The binomial distribution formula evaluates the probability of achieving exactly \( k \) successes in \( n \) trials:

• The formula is: \( P(X = k) = \binom{n}{k} p^k (1-p)^{n-k} \)
• \( \binom{n}{k} \) represents "n choose k" combinations, calculating the different ways \( k \) successes can occur within \( n \) trials.

Using this distribution, we can solve problems involving scenarios like flipping a coin, passing/failing a test, or product defects. By understanding the probabilities of different outcomes, one can make informed decisions and predictions based on past data.

Sometimes, calculating binomial probabilities manually becomes cumbersome. This is where normal approximation comes in handy. It's an approach that simplifies these calculations, especially when \( n \), the number of trials, is large.

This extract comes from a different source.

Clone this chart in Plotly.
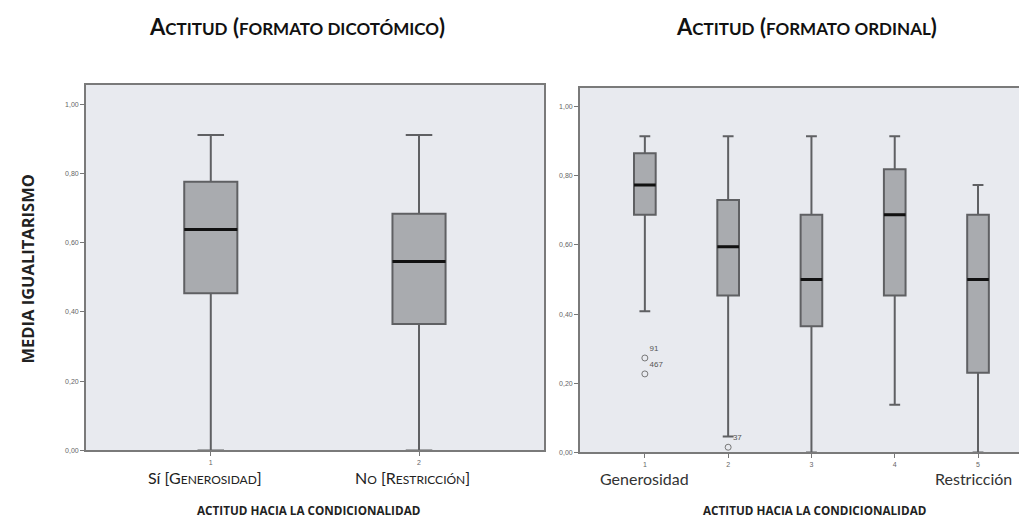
import plotly.graph_objects as go

# ---- data: left panel (dichotomous) ----
dico_cats = [1, 2]
dico_q1 = [0.454, 0.365]
dico_med = [0.638, 0.546]
dico_q3 = [0.776, 0.684]
dico_lo = [0.0, 0.0]
dico_hi = [0.911, 0.911]
dico_labels = ["Sí [G<span style='font-size:12px'>ENEROSIDAD</span>]",
               "N<span style='font-size:12px'>O</span> [R<span style='font-size:12px'>ESTRICCIÓN</span>]"]

# ---- data: right panel (ordinal) ----
ord_cats = [1, 2, 3, 4, 5]
ord_q1 = [0.687, 0.454, 0.365, 0.454, 0.230]
ord_med = [0.773, 0.595, 0.500, 0.687, 0.500]
ord_q3 = [0.865, 0.730, 0.687, 0.819, 0.687]
ord_lo = [0.408, 0.046, 0.0, 0.138, 0.0]
ord_hi = [0.914, 0.914, 0.914, 0.914, 0.773]
ord_end_labels = {1: "Generosidad", 5: "Restricción"}

# outliers (category, value, case label)
out_cat = [1, 1, 2]
out_val = [0.273, 0.227, 0.015]
out_lab = ["91", "467", "37"]

y_ticks = [0.0, 0.2, 0.4, 0.6, 0.8, 1.0]
y_ticktext = ["0,00", "0,20", "0,40", "0,60", "0,80", "1,00"]

titles = ["A<span style='font-size:17px'>CTITUD</span> (<span style='font-size:17px'>FORMATO DICOTÓMICO</span>)",
          "A<span style='font-size:17px'>CTITUD</span> (<span style='font-size:17px'>FORMATO ORDINAL</span>)"]

BOX_FILL = "#a9abaf"
BOX_LINE = "#5f6063"
BG = "#e8eaef"
FONT = "Lato"
FONT_B = "Open Sans"

fig = go.Figure()

def add_boxes(cats, q1, med, q3, lo, hi, width, xa, ya):
    fig.add_trace(go.Box(
        x=cats, q1=q1, median=med, q3=q3, lowerfence=lo, upperfence=hi,
        width=width, whiskerwidth=0.5, fillcolor=BOX_FILL,
        line=dict(color=BOX_LINE, width=2), boxpoints=False,
        xaxis=xa, yaxis=ya, showlegend=False, hoverinfo="skip"))
    mx, my = [], []
    for c, m in zip(cats, med):
        mx += [c - width / 2, c + width / 2, None]
        my += [m, m, None]
    fig.add_trace(go.Scatter(x=mx, y=my, mode="lines",
                             line=dict(color="#111111", width=3),
                             xaxis=xa, yaxis=ya, showlegend=False, hoverinfo="skip"))

add_boxes(dico_cats, dico_q1, dico_med, dico_q3, dico_lo, dico_hi, 0.255, "x", "y")
add_boxes(ord_cats, ord_q1, ord_med, ord_q3, ord_lo, ord_hi, 0.26, "x2", "y2")

fig.add_trace(go.Scatter(
    x=out_cat, y=out_val, mode="markers+text", text=out_lab,
    textposition="top right", textfont=dict(size=8, color="#555", family="Arial"),
    marker=dict(symbol="circle-open", size=6, color="#777", line=dict(width=1)),
    xaxis="x2", yaxis="y2", showlegend=False, hoverinfo="skip"))

axis_common = dict(showgrid=False, zeroline=False, showline=True, mirror=True,
                   linecolor="#7a7a7a", linewidth=1.5, ticks="outside", ticklen=4,
                   tickcolor="#777", tickfont=dict(size=7, color="#666", family="Arial"))

fig.update_layout(
    width=1027, height=518, margin=dict(l=0, r=0, t=0, b=0),
    paper_bgcolor="white", plot_bgcolor=BG,
    xaxis=dict(domain=[78 / 1027, 537 / 1027], range=[0.4, 2.6],
               tickvals=dico_cats, ticktext=[str(c) for c in dico_cats], **axis_common),
    yaxis=dict(domain=[(518 - 445) / 518, (518 - 77) / 518], range=[0, 1.057],
               tickvals=y_ticks, ticktext=y_ticktext, **axis_common),
    xaxis2=dict(domain=[573 / 1027, 1.0], range=[0.22, 5.66], anchor="y2",
                tickvals=ord_cats, ticktext=[str(c) for c in ord_cats], **axis_common),
    yaxis2=dict(domain=[(518 - 447) / 518, (518 - 80) / 518], range=[0, 1.055],
                anchor="x2", tickvals=y_ticks, ticktext=y_ticktext, **axis_common),
)

ann = []
# panel titles
for t, xc in zip(titles, (290, 800)):
    ann.append(dict(text=t, x=xc / 1027, y=1 - 19 / 518, xref="paper", yref="paper",
                    xanchor="center", yanchor="middle", showarrow=False,
                    font=dict(size=22, family=FONT, color="#111", weight="bold")))
# y title
ann.append(dict(text="MEDIA IGUALITARISMO", x=20 / 1027, y=1 - 262 / 518,
                xref="paper", yref="paper", textangle=-90, showarrow=False,
                xanchor="center", yanchor="middle",
                font=dict(size=16.5, family=FONT_B, color="#222", weight="bold")))
# x titles
for xc in (301, 808):
    ann.append(dict(text="ACTITUD HACIA LA CONDICIONALIDAD", x=xc / 1027, y=1 - 505 / 518,
                    xref="paper", yref="paper", showarrow=False,
                    xanchor="center", yanchor="middle",
                    font=dict(size=11.7, family=FONT_B, color="#222", weight="bold")))
# category names
for c, lab in zip(dico_cats, dico_labels):
    ann.append(dict(text=lab, x=c - 0.03, xref="x", y=1 - 484 / 518, yref="paper",
                    xanchor="center", showarrow=False,
                    font=dict(size=16, family=FONT, color="#222")))
for c, lab in ord_end_labels.items():
    ann.append(dict(text=lab, x=c - (0.05 if c == 5 else 0), xref="x2", y=1 - 485 / 518, yref="paper",
                    xanchor="center", showarrow=False,
                    font=dict(size=16, family=FONT, color="#333")))
fig.update_layout(annotations=ann)

fig.write_html("out.html")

The approximation requires the conditions that both \( np \) and \( n(1-p) \) are greater than 5. When these conditions are met, the shape of the binomial distribution resembles a normal curve, allowing us to use z-scores for our calculations.

By applying this method, probabilities are calculated using the z-score formula:

• Calculate \( z = \frac{x + 0.5 - \mu}{\sigma} \), using the continuity correction.
• \( \mu \) is the mean, and \( \sigma \) is the standard deviation.

The normal approximation simplifies tasks, offering a practical way of dealing with numerous trials without lengthy computations.

The statistical mean, often referred to as the average, summarizes a set of numbers by using their central value. In a binomial distribution, it represents the expected number of successes within the trials.

To find the mean of a binomial distribution, use the formula:

• \( \mu = n \times p \) where \( n \) is the number of trials, and \( p \) is the probability of success in each trial.

For example, if we have a hoped-for 20% success rate in 100 trials, we'd expect to see 20 successes (as calculated with \( \mu = 100 \times 0.20 \)).

This mean value provides insight into the behavior of data sets and is essential for making predictions about outcomes in various statistical analyses.

Standard deviation quantifies the amount of variation or dispersion in a set of values. In a binomial distribution, it reflects the degree to which each outcome deviates from the mean. A smaller standard deviation points to outcomes clustering closely around the mean, while a larger value indicates more spread out results.

Calculating the standard deviation for a binomial distribution involves:

• Using the formula: \( \sigma = \sqrt{n \times p \times (1-p)} \).
• This considers both the probability of success and failure in each trial.

For instance, with 100 trials and a success probability of 0.20, the standard deviation is \( \sqrt{100 \times 0.20 \times 0.80} = 4 \).

Understanding standard deviation helps gauge the spread of potential outcomes, allowing for better risk assessment and decision making in statistical studies.